Posted - 2008-03-05 : 05:06:03
quote:
quote:
--------------------------------------------------------------------------------
Originally posted by mwjdavidson

Have a look at the CPU usage during the multicast. Since this is synchronous transform, the same buffers are used for all outputs rendering it essentially single-threaded. Sticking an asynchronous transform (i.e. a Union All) into each path will start a new execution tree for each, each one using a making use of a separate processor.
See the following for more info:
http://www.sqlis.com/182.aspx

NB. This workaround is no longer necessary in SS 2008.


Mark

--------------------------------------------------------------------------------



thanks MArk - I am aware of this thecnique, but not that link. My 'simplistic' design in the text was difficuly enough - I didn't cover that.
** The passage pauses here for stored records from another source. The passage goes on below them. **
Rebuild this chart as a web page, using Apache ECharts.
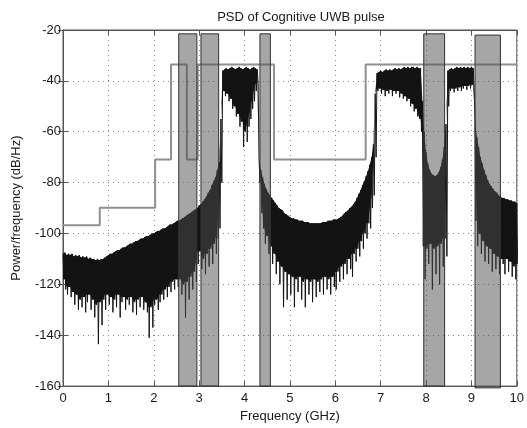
<!DOCTYPE html>
<html><head><meta charset="utf-8">
<script src="https://cdn.jsdelivr.net/npm/echarts/dist/echarts.min.js"></script>
<style>html,body{margin:0;padding:0;background:#fff}#chart{width:527px;height:428px}</style>
</head><body><div id="chart"></div>
<script>
// ---- axis ticks ----
const xTicks = [0, 1, 2, 3, 4, 5, 6, 7, 8, 9, 10];
const yTicks = [-160, -140, -120, -100, -80, -60, -40, -20];

const psdStep = 0.04;
// upper edge of the oscillating trace (dB/Hz)
const psdHigh = [
  -108,-107.5,-108.5,-108,-108.5,-108,-109,-108.5,-109,-108.5,
  -109.5,-109,-109.5,-109,-110,-109.5,-110,-110,-110.5,-110,
  -110.5,-110,-110,-109.5,-109,-108.5,-108,-108,-107.5,-107,
  -106.5,-106.5,-106,-105.5,-105.5,-105,-104.5,-104,-104,-103.5,
  -103,-103,-102.5,-102,-102,-101.5,-101,-101,-100.5,-100,
  -100,-99.5,-99,-99,-98.5,-98,-98,-97.5,-97,-96.5,
  -96.5,-96,-95.5,-95,-95,-94.5,-94,-93.5,-93,-92.5,
  -92,-91.5,-91,-90.5,-90,-89,-88.5,-87.5,-86.5,-85.5,
  -84,-83,-81,-79.5,-78,-75,-72,-55,-36,-35.5,
  -35,-35.5,-35,-34.5,-35,-35.5,-35,-34.5,-35,-35.5,
  -35,-34.5,-35,-35.5,-35,-34.5,-35,-35.5,-70,-75,
  -78,-80.5,-82.5,-84,-85,-86,-87,-88,-89,-90,
  -90.5,-91,-92,-92.5,-93,-93.5,-94,-94,-94.5,-94.5,
  -95,-95,-95,-95.5,-95.5,-95.5,-96,-96,-96,-96,
  -96,-96,-96,-95.5,-95.5,-95.5,-95,-95,-95,-94.5,
  -94.5,-94.5,-94,-93.5,-93,-92,-91.5,-91,-90,-89.5,
  -88.5,-87.5,-86,-84.5,-83,-81,-79.5,-77.5,-75.5,-73,
  -70,-65,-45,-37,-36.5,-36,-36.5,-36,-35.5,-36,
  -35.5,-36,-35.5,-35,-35.5,-35,-35.5,-35,-34.5,-35,
  -34.5,-35,-34.5,-34.5,-35,-34.5,-35,-35,-48,-60,
  -68,-72.5,-75,-76.5,-77,-77.5,-77,-76,-74,-71,
  -66,-57,-36,-35.5,-35,-35.5,-35,-34.5,-35,-34.5,
  -35,-34.5,-35,-34.5,-35,-34.5,-35,-55,-62,-66,
  -70,-72.5,-75,-77,-79,-80.5,-81.5,-82.5,-83.5,-84,
  -85,-85.5,-86,-86,-86.5,-86.5,-87,-87,-87.5,-87.5,
  -88
];
// lower tips of the oscillating trace (dB/Hz)
const psdLow = [
  -118,-122,-124,-121,-125,-123,-128,-124,-130,-126,
  -129,-125,-131,-127,-124,-130,-126,-133,-128,-143.5,
  -127,-136,-126,-130,-124,-128,-125,-131,-126,-129,
  -124,-133,-127,-125,-130,-126,-128,-125,-131,-127,
  -132,-126,-129,-125,-130,-127,-131,-141,-129,-137,
  -128,-126,-130,-127,-124,-126,-122,-125,-121,-123,
  -119,-122,-118,-121,-118,-124,-120,-133,-119,-126,
  -117,-122,-115,-119,-112,-107,-114,-110,-116,-108,
  -113,-106,-112,-104,-108,-102,-98,-80,-44,-46,
  -45,-48,-47,-51,-50,-54,-53,-58,-56,-66,
  -60,-64,-58,-55,-51,-48,-44,-41,-80,-92,
  -98,-104,-101,-108,-105,-112,-108,-116,-111,-120,
  -113,-129,-115,-126,-116,-124,-117,-129,-118,-123,
  -117,-126,-119,-129,-118,-124,-119,-127,-118,-125,
  -119,-123,-118,-124,-117,-122,-118,-124,-117,-121,
  -122,-115,-119,-113,-118,-112,-116,-110,-114,-117,
  -108,-111,-106,-109,-103,-106,-100,-102,-96,-98,
  -90,-85,-70,-44,-43,-45,-43.5,-46,-44,-45,
  -43.5,-46,-44,-45,-44,-46.5,-45,-47,-46,-48,
  -47,-50,-49,-52,-51,-54,-55,-60,-105,-118,
  -106,-112,-104,-122,-106,-116,-105,-120,-104,-113,
  -102,-109,-50,-44,-43,-44.5,-43,-44,-42.5,-44,
  -43,-42,-43.5,-42,-43,-41.5,-42.5,-95,-105,-100,
  -108,-103,-111,-105,-112,-106,-115,-108,-114,-109,
  -116,-110,-112,-116,-110,-115,-111,-117,-113,-118,
  -112
];

// ---- emission mask (step line): level holds from maskFreq[i] to maskFreq[i+1] ----
const maskFreq  = [0, 0.81, 2.03, 2.38, 2.73, 2.97, 4.65, 6.67, 10];
const maskLevel = [-96.8, -89.9, -70.9, -33.6, -70.9, -33.6, -70.9, -33.6];

// ---- shaded (notched) bands ----
const bandStart  = [2.55, 3.04, 4.34, 7.95, 9.08];
const bandEnd    = [2.95, 3.43, 4.57, 8.41, 9.64];
const bandTop    = [-21.5, -21.5, -21.5, -21.5, -22];
const bandBottom = [-160, -160, -160, -160, -160.7];

// ---- build series data from the arrays ----
const psdPoints = [];
psdHigh.forEach((h, i) => {
  const f = i * psdStep;
  psdPoints.push([f, h]);
  psdPoints.push([f + psdStep / 2, psdLow[i]]);
});
// solid core of the trace: from the upper edge down to the shallowest neighbouring tip
const coreRows = psdHigh.map((h, i) => {
  const a = psdLow[Math.max(0, i - 1)], b = psdLow[Math.min(psdLow.length - 1, i + 1)];
  return [i * psdStep, h, Math.min(h, Math.max(a, psdLow[i], b))];
});
const maskPoints = [];
maskLevel.forEach((lv, i) => {
  maskPoints.push([maskFreq[i], lv]);
  maskPoints.push([maskFreq[i + 1], lv]);
});
const bandData = bandStart.map((s, i) => [s, bandEnd[i], bandBottom[i], bandTop[i]]);

const FONT = "'Liberation Sans', Arial, Helvetica, sans-serif";
const axisColor = '#555';
const txtColor = '#1a1a1a';
const traceColor = '#141414';

const chart = echarts.init(document.getElementById('chart'), null, {renderer: 'canvas'});
chart.setOption({
  animation: false,
  backgroundColor: '#fff',
  textStyle: {fontFamily: FONT},
  title: {
    text: 'PSD of Cognitive UWB pulse',
    left: 296, top: 6, textAlign: 'center',
    textStyle: {fontSize: 13, fontWeight: 'normal', color: txtColor, fontFamily: FONT}
  },
  grid: {left: 63, right: 9, top: 30, bottom: 38, show: true, borderColor: axisColor, borderWidth: 1, backgroundColor: 'transparent'},
  xAxis: [{
    type: 'value', min: xTicks[0], max: xTicks[xTicks.length - 1], interval: xTicks[1] - xTicks[0],
    name: 'Frequency (GHz)', nameLocation: 'middle', nameGap: 21,
    nameTextStyle: {fontSize: 13, color: txtColor, fontFamily: FONT},
    axisLine: {show: true, lineStyle: {color: axisColor}},
    axisTick: {show: true, inside: true, length: 5, lineStyle: {color: axisColor}},
    axisLabel: {fontSize: 13, color: txtColor, margin: 6, fontFamily: FONT},
    splitLine: {show: true, lineStyle: {color: '#888', type: [1, 4], width: 1}}
  }, {
    type: 'value', position: 'top', min: xTicks[0], max: xTicks[xTicks.length - 1], interval: xTicks[1] - xTicks[0],
    axisLine: {show: true, lineStyle: {color: axisColor}},
    axisTick: {show: true, inside: true, length: 5, lineStyle: {color: axisColor}},
    axisLabel: {show: false}, splitLine: {show: false}
  }],
  yAxis: [{
    type: 'value', min: yTicks[0], max: yTicks[yTicks.length - 1], interval: yTicks[1] - yTicks[0],
    name: 'Power/frequency (dB/Hz)', nameLocation: 'middle', nameGap: 40,
    nameTextStyle: {fontSize: 13, color: txtColor, fontFamily: FONT},
    axisLine: {show: true, lineStyle: {color: axisColor}},
    axisTick: {show: true, inside: true, length: 5, lineStyle: {color: axisColor}},
    axisLabel: {fontSize: 13, color: txtColor, margin: 2, fontFamily: FONT},
    splitLine: {show: true, lineStyle: {color: '#888', type: [1, 4], width: 1}}
  }, {
    type: 'value', position: 'right', min: yTicks[0], max: yTicks[yTicks.length - 1], interval: yTicks[1] - yTicks[0],
    axisLine: {show: true, lineStyle: {color: axisColor}},
    axisTick: {show: true, inside: true, length: 5, lineStyle: {color: axisColor}},
    axisLabel: {show: false}, splitLine: {show: false}
  }],
  series: [{
    name: 'PSD core', type: 'custom', data: coreRows, z: 2, silent: true, clip: true,
    encode: {x: 0, y: [1, 2]},
    renderItem: (params, api) => {
      if (params.dataIndex !== 0) return null;
      const top = coreRows.map(r => api.coord([r[0], r[1]]));
      const bottom = coreRows.map(r => api.coord([r[0], r[2]])).reverse();
      return {type: 'polygon', shape: {points: top.concat(bottom)}, style: {fill: traceColor}};
    }
  }, {
    name: 'PSD', type: 'line', data: psdPoints, symbol: 'none', clip: true, z: 3,
    sampling: null, lineStyle: {color: traceColor, width: 1}
  }, {
    name: 'Mask', type: 'line', data: maskPoints, symbol: 'none', clip: true, z: 4,
    lineStyle: {color: '#909090', width: 2}
  }, {
    name: 'Bands', type: 'custom', data: bandData, z: 5,
    encode: {x: [0, 1], y: [2, 3]},
    renderItem: (params, api) => {
      const p0 = api.coord([api.value(0), api.value(3)]);
      const p1 = api.coord([api.value(1), api.value(2)]);
      return {
        type: 'rect',
        shape: {x: p0[0], y: p0[1], width: p1[0] - p0[0], height: p1[1] - p0[1]},
        style: {fill: 'rgba(77,77,77,0.5)', stroke: '#333', lineWidth: 1}
      };
    }
  }]
});
</script></body></html>
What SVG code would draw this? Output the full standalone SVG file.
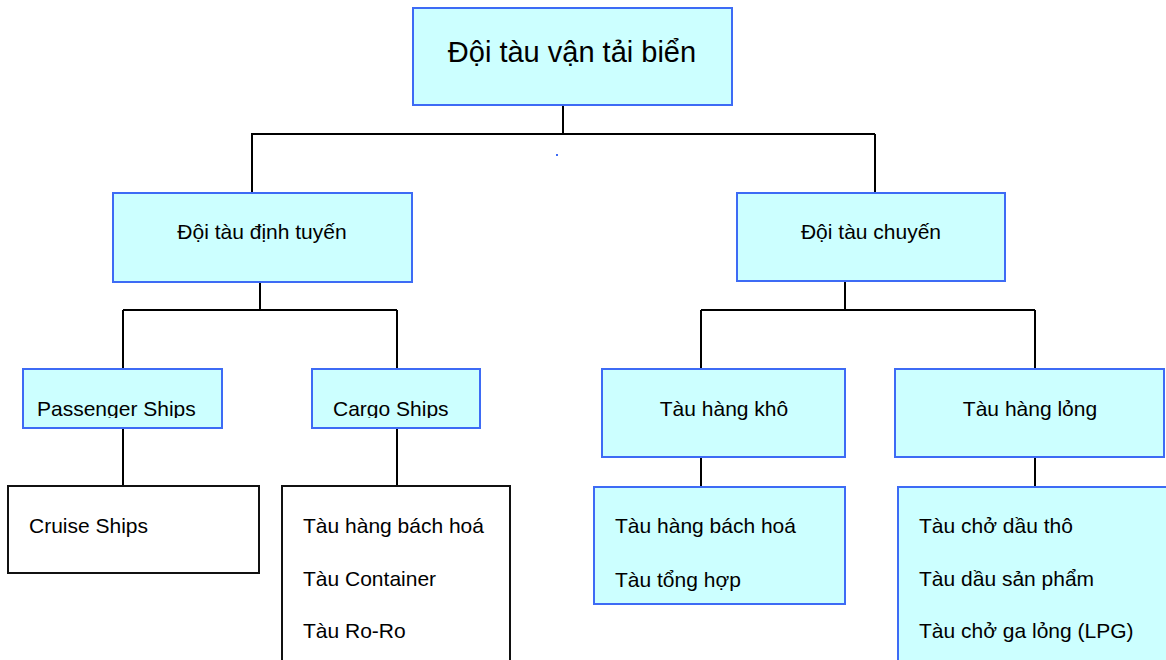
<svg xmlns="http://www.w3.org/2000/svg" width="1166" height="660" viewBox="0 0 1166 660">
<style>
.box{fill:#CCFFFF;stroke:#3D6BF5;stroke-width:2}
.wbox{fill:#FFFFFF;stroke:#111111;stroke-width:2}
.t{font-family:"Liberation Sans",Arial,sans-serif;font-size:21px;fill:#000}
.big{font-size:29px}
.c{text-anchor:middle}
.conn{stroke:#000;stroke-width:2;fill:none}
</style>
<defs>
<clipPath id="clipP"><rect x="23" y="369" width="199" height="49"/></clipPath>
<clipPath id="clipC"><rect x="312" y="369" width="168" height="49"/></clipPath>
</defs>
<rect width="1166" height="660" fill="#FFFFFF"/>
<g id="connectors">
<path class="conn" d="M563,105V134M251,134H875M252,134V193M875,134V193"/>
<path class="conn" d="M260,282V310M123,310H397M123,310V369M397,310V369"/>
<path class="conn" d="M845,281V310M701,310H1035M701,310V369M1035,310V369"/>
<path class="conn" d="M123,428V486M397,428V486M701,457V487M1035,457V487"/>
</g>
<rect x="556" y="154" width="2" height="2" fill="#3D6BF5"/>
<g id="root">
<rect class="box" x="413" y="8" width="319" height="97"/>
<text class="t big c" x="572" y="62">Đội tàu vận tải biển</text>
</g>
<g id="dinhtuyen">
<rect class="box" x="113" y="193" width="299" height="89"/>
<text class="t c" x="262" y="239">Đội tàu định tuyến</text>
</g>
<g id="chuyen">
<rect class="box" x="737" y="193" width="268" height="88"/>
<text class="t c" x="871" y="239">Đội tàu chuyến</text>
</g>
<g id="passenger">
<rect class="box" x="23" y="369" width="199" height="59"/>
<text class="t" x="37" y="416" clip-path="url(#clipP)">Passenger Ships</text>
</g>
<g id="cargo">
<rect class="box" x="312" y="369" width="168" height="59"/>
<text class="t" x="333" y="416" clip-path="url(#clipC)">Cargo Ships</text>
</g>
<g id="cruise">
<rect class="wbox" x="8" y="486" width="251" height="87"/>
<text class="t" x="29" y="533">Cruise Ships</text>
</g>
<g id="cargolist">
<rect class="wbox" x="282" y="486" width="228" height="200"/>
<text class="t" x="303" y="533">Tàu hàng bách hoá</text>
<text class="t" x="303" y="586">Tàu Container</text>
<text class="t" x="303" y="638">Tàu Ro-Ro</text>
</g>
<g id="kho">
<rect class="box" x="602" y="369" width="243" height="88"/>
<text class="t c" x="724" y="416">Tàu hàng khô</text>
</g>
<g id="kholist">
<rect class="box" x="594" y="487" width="251" height="117"/>
<text class="t" x="615" y="533">Tàu hàng bách hoá</text>
<text class="t" x="615" y="587">Tàu tổng hợp</text>
</g>
<g id="long">
<rect class="box" x="895" y="369" width="269" height="88"/>
<text class="t c" x="1030" y="416">Tàu hàng lỏng</text>
</g>
<g id="longlist">
<rect class="box" x="898" y="487" width="290" height="200"/>
<text class="t" x="919" y="533">Tàu chở dầu thô</text>
<text class="t" x="919" y="586">Tàu dầu sản phẩm</text>
<text class="t" x="919" y="638">Tàu chở ga lỏng (LPG)</text>
</g>
</svg>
The actual design has extended now, and I have 2 multicasts, and 9 union alls - 8 of them to try and ensure we get seperate threads, and one of them re-unioning 4 of the threads (this may go as I am currently doing 4 pivot's, the unioning the results - I may try and move that up the the sourcing SP to see if that improves performance)

*##* *##* *##* *##*
Chaos, Disorder and Panic ... my work is done here!

I didn't consider the limitations of the 'ASCII ETL Documenter'!